======== DATASET EXCERPT

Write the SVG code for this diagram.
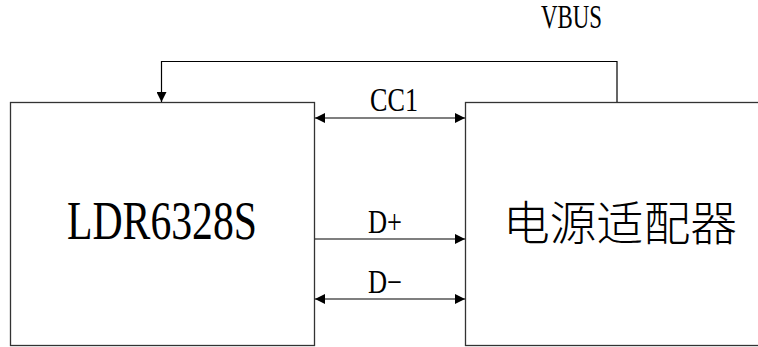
<svg xmlns="http://www.w3.org/2000/svg" width="758" height="347" viewBox="0 0 758 347">
<style>
.box{fill:#fff;stroke:#333;stroke-width:1.3}
.ln{fill:none;stroke:#000;stroke-width:1.2}
.lbl{font-family:"Liberation Serif","DejaVu Serif",serif;font-size:33px;fill:#000}
.big{font-family:"Liberation Serif","DejaVu Serif",serif;font-size:54px;fill:#000}
.cjk{font-family:"Noto Sans CJK SC",sans-serif;font-size:47px;font-weight:300;fill:#000}
</style>
<defs>
<marker id="ah" markerUnits="userSpaceOnUse" markerWidth="10" markerHeight="10" viewBox="0 0 10 10" refX="10" refY="5" orient="auto-start-reverse">
<path d="M0,0 L10,5 L0,10 Z" fill="#000"/>
</marker>
</defs>
<g id="ldr6328s">
<rect class="box" x="10.5" y="102.5" width="304" height="243"/>
<text class="big" x="162" y="239" text-anchor="middle" textLength="190" lengthAdjust="spacingAndGlyphs">LDR6328S</text>
</g>
<g id="adapter">
<rect class="box" x="465.5" y="102.5" width="310" height="243"/>
<text class="cjk" x="620" y="240" text-anchor="middle" textLength="234" lengthAdjust="spacingAndGlyphs">电源适配器</text>
</g>
<g id="connectors">
<polyline class="ln" points="617,102 617,61.5 161.5,61.5 161.5,102" marker-end="url(#ah)"/>
<line class="ln" x1="315" y1="118" x2="465" y2="118" marker-start="url(#ah)" marker-end="url(#ah)"/>
<line class="ln" x1="315" y1="239" x2="465" y2="239" marker-end="url(#ah)"/>
<line class="ln" x1="315" y1="299" x2="465" y2="299" marker-start="url(#ah)" marker-end="url(#ah)"/>
</g>
<g id="labels">
<text class="lbl" x="571.5" y="28" text-anchor="middle" textLength="61" lengthAdjust="spacingAndGlyphs">VBUS</text>
<text class="lbl" x="394" y="111" text-anchor="middle" textLength="48" lengthAdjust="spacingAndGlyphs">CC1</text>
<text class="lbl" x="385" y="233" text-anchor="middle" textLength="34" lengthAdjust="spacingAndGlyphs">D+</text>
<text class="lbl" x="385" y="293" text-anchor="middle" textLength="34" lengthAdjust="spacingAndGlyphs">D−</text>
</g>
</svg>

================

DIRECTION:
Please write out all of the material above without changing a word, and omit any pictures.

RIGHT ANSWER:
Write the SVG code for this diagram.
<svg xmlns="http://www.w3.org/2000/svg" width="758" height="347" viewBox="0 0 758 347">
<style>
.box{fill:#fff;stroke:#333;stroke-width:1.3}
.ln{fill:none;stroke:#000;stroke-width:1.2}
.lbl{font-family:"Liberation Serif","DejaVu Serif",serif;font-size:33px;fill:#000}
.big{font-family:"Liberation Serif","DejaVu Serif",serif;font-size:54px;fill:#000}
.cjk{font-family:"Noto Sans CJK SC",sans-serif;font-size:47px;font-weight:300;fill:#000}
</style>
<defs>
<marker id="ah" markerUnits="userSpaceOnUse" markerWidth="10" markerHeight="10" viewBox="0 0 10 10" refX="10" refY="5" orient="auto-start-reverse">
<path d="M0,0 L10,5 L0,10 Z" fill="#000"/>
</marker>
</defs>
<g id="ldr6328s">
<rect class="box" x="10.5" y="102.5" width="304" height="243"/>
<text class="big" x="162" y="239" text-anchor="middle" textLength="190" lengthAdjust="spacingAndGlyphs">LDR6328S</text>
</g>
<g id="adapter">
<rect class="box" x="465.5" y="102.5" width="310" height="243"/>
<text class="cjk" x="620" y="240" text-anchor="middle" textLength="234" lengthAdjust="spacingAndGlyphs">电源适配器</text>
</g>
<g id="connectors">
<polyline class="ln" points="617,102 617,61.5 161.5,61.5 161.5,102" marker-end="url(#ah)"/>
<line class="ln" x1="315" y1="118" x2="465" y2="118" marker-start="url(#ah)" marker-end="url(#ah)"/>
<line class="ln" x1="315" y1="239" x2="465" y2="239" marker-end="url(#ah)"/>
<line class="ln" x1="315" y1="299" x2="465" y2="299" marker-start="url(#ah)" marker-end="url(#ah)"/>
</g>
<g id="labels">
<text class="lbl" x="571.5" y="28" text-anchor="middle" textLength="61" lengthAdjust="spacingAndGlyphs">VBUS</text>
<text class="lbl" x="394" y="111" text-anchor="middle" textLength="48" lengthAdjust="spacingAndGlyphs">CC1</text>
<text class="lbl" x="385" y="233" text-anchor="middle" textLength="34" lengthAdjust="spacingAndGlyphs">D+</text>
<text class="lbl" x="385" y="293" text-anchor="middle" textLength="34" lengthAdjust="spacingAndGlyphs">D−</text>
</g>
</svg>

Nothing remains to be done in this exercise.